THE OLD MAN AND THE SEA, Next Theatre Company. Steve Pickering's highly impressionistic adaptation of Ernest Hemingway's novel occupies that ambiguous territory between genuine inspiration and unmitigated pretension and chutzpah. Citing Japanese film director Akira Kurosawa as his inspiration, Pickering has fashioned a pantomime and dance work that boils the novel down to its basic themes using grotesquely masked actors, ethereal costumes, an eccentric musical score, and an off- stage narrator.

The novel is, first, an adventure tale about an old man's struggle to reel in an unbelievably large marlin and, second, an allegory about old age and death layered with Christian symbolism. Pickering's The Old Man and the Sea is all symbol, with no plot or characters, only images and representations of such concepts as old age, departed youth, death, and masculinity. This is essentially a series of tableaux, of theatrical paintings.

Certainly nothing here equals the beauty in any Kurosawa frame, but some of the images Pickering creates are intriguing and evocative, as actors costumed as sea creatures torment the decrepit Old Man in his beautifully built boat.
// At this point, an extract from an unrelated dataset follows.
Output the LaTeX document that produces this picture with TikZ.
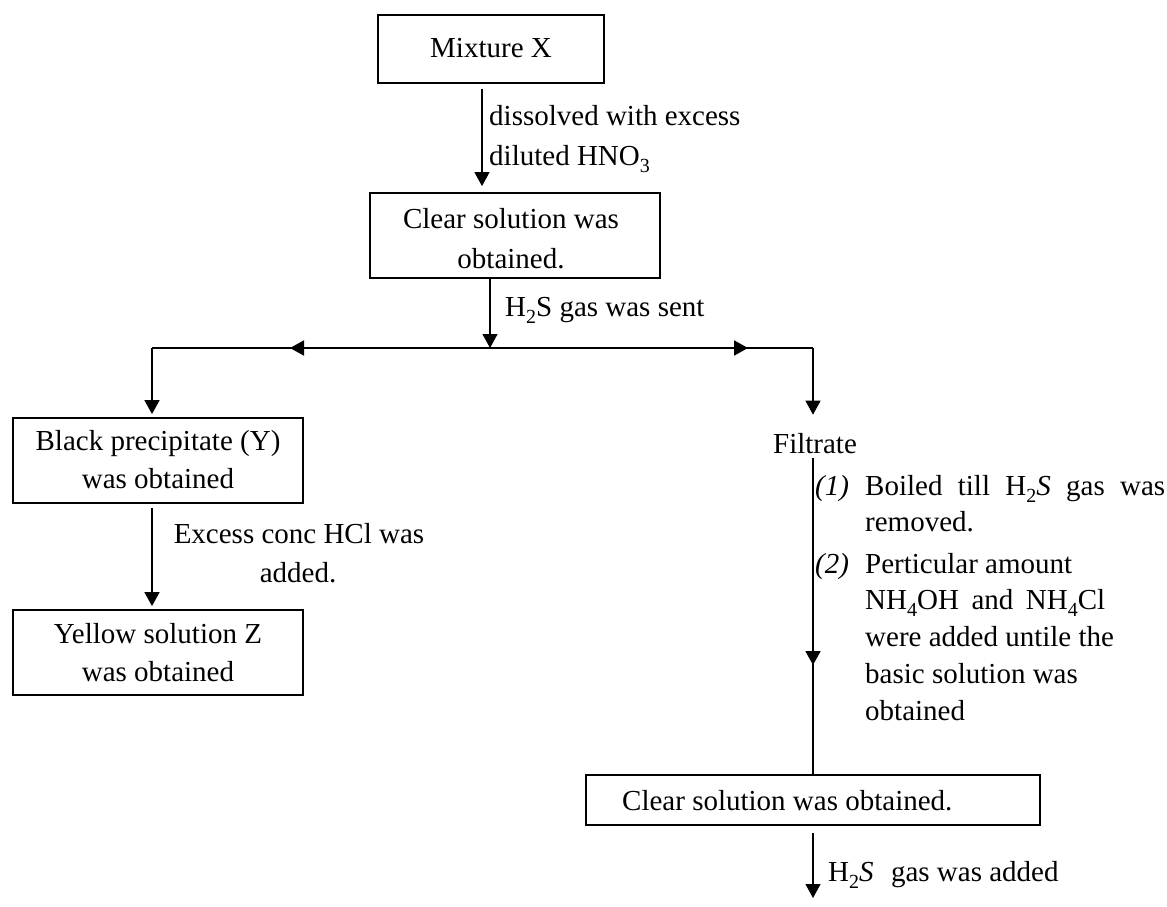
\documentclass[tikz,border=0pt]{standalone}
\usepackage{fontspec}
\setmainfont{Liberation Serif}
\usetikzlibrary{arrows.meta}
\newcommand\chsub[1]{\raisebox{-0.27em}{\fontsize{20}{20}\selectfont #1}}
\begin{document}
\begin{tikzpicture}[x=1pt,y=-1pt,
  box/.style={draw, line width=1.8pt, inner sep=0pt, minimum height=85pt},
  txt/.style={font=\fontsize{29}{39}\selectfont, inner sep=0pt},
  conn/.style={line width=1.1pt},
  tip/.style={conn, -{Triangle[length=14pt,width=15pt]}},
  heavy/.style={line width=1.8pt, -{Triangle[length=14pt,width=15pt]}},
]
\useasboundingbox (0,0) rectangle (1167,906);

% boxes and their texts
\node[box, minimum width=226pt, minimum height=68pt] (mix) at (491,49) {};
\node[txt, anchor=base] (mixT) at (491,57) {Mixture X};

\node[box, minimum width=290pt] (clear1) at (515,235.5) {};
\node[txt, anchor=base] (clear1a) at (511,228) {Clear solution was};
\node[txt, anchor=base] (clear1b) at (511,268) {obtained.};

\node[box, minimum width=290pt] (black) at (158,460.5) {};
\node[txt, anchor=base] (blacka) at (158,450) {Black precipitate (Y)};
\node[txt, anchor=base] (blackb) at (158,488) {was obtained};

\node[box, minimum width=290pt] (yellow) at (158,652.5) {};
\node[txt, anchor=base] (yellowa) at (158,643) {Yellow solution Z};
\node[txt, anchor=base] (yellowb) at (158,681) {was obtained};

\node[box, minimum width=454pt, minimum height=50pt] (clear2) at (813,800) {};
\node[txt, anchor=base west] (clear2T) at (622,810) {Clear solution was obtained.};

\node[txt, anchor=base] (filt) at (815,453) {Filtrate};

% labels
\node[txt, anchor=base west] (l1a) at (489,125) {dissolved with excess};
\node[txt, anchor=base west] (l1b) at (489,165) {diluted HNO\chsub{3}};
\node[txt, anchor=base west] (l2) at (505,316) {H\chsub{2}S gas was sent};
\node[txt, anchor=base] (l3a) at (299,543) {Excess conc HCl was};
\node[txt, anchor=base] (l3b) at (298,582) {added.};

\node[txt, anchor=base west] (n1) at (815,495) {\textit{(1)}};
\node[txt, anchor=base west] (i1a) at (865,495) {\makebox[300pt][s]{Boiled till H\chsub{2}\textit{S} gas was}};
\node[txt, anchor=base west] (i1b) at (865,531) {removed.};
\node[txt, anchor=base west] (n2) at (815,573) {\textit{(2)}};
\node[txt, anchor=base west] (i2a) at (865,573) {Perticular amount};
\node[txt, anchor=base west] (i2b) at (865,609) {\makebox[240pt][s]{NH\chsub{4}OH and NH\chsub{4}Cl}};
\node[txt, anchor=base west] (i2c) at (865,646) {were added untile the};
\node[txt, anchor=base west] (i2d) at (865,683) {basic solution was};
\node[txt, anchor=base west] (i2e) at (865,720) {obtained};
\node[txt, anchor=base west] (l5) at (828,881) {H\chsub{2}\textit{S}\hspace{0.6em}gas was added};

% helper coordinates
\coordinate (x1) at (482,0);
\coordinate (x2) at (490,0);
\coordinate (j) at (490,348);
\coordinate (jl) at (152,348);
\coordinate (jr) at (813,348);
\coordinate (hl) at (373,348);
\coordinate (hr) at (669,348);
\coordinate (al) at (290,348);
\coordinate (ar) at (748,348);
\coordinate (fm) at (813,597);
\coordinate (ft) at (813,665);
\coordinate (endpt) at (813,898);

% connectors
\draw[tip, shorten <=5pt, shorten >=6pt] (mix.south -| x1) -- (clear1.north -| x1);
\draw[tip] (clear1.south -| x2) -- (j);
\draw[conn] (jl) -- (jr);
\draw[heavy] (hl) -- (al);
\draw[heavy] (hr) -- (ar);
\draw[tip, shorten >=3pt] (jl) -- (black.north -| jl);
\draw[tip, shorten >=18pt] (jr) -- (filt.north -| jr);
\draw[conn, shorten <=5pt] (filt.south -| jr) -- (clear2.north -| jr);
\draw[heavy] (fm) -- (ft);
\draw[tip, shorten <=4pt, shorten >=3pt] (black.south -| jl) -- (yellow.north -| jl);
\draw[tip, shorten <=7pt] (clear2.south -| jr) -- (endpt);
\end{tikzpicture}
\end{document}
But virtually every aspect of Pickering's Next Theatre production is so flawed that the play is never sublime, merely pompous and excruciating. The actors' movements are more clumsy than graceful or fishlike, the costumes more cheesy than beautiful, and worst of all, Pickering's narration on the night I attended was so overblown and laden with Garrison Keillor-esque bluster that it clashed directly with the subtlety and delicacy of the images he'd created. This production is never unintentionally funny, but it comes awfully close on a number of ostensibly profound and solemn occasions.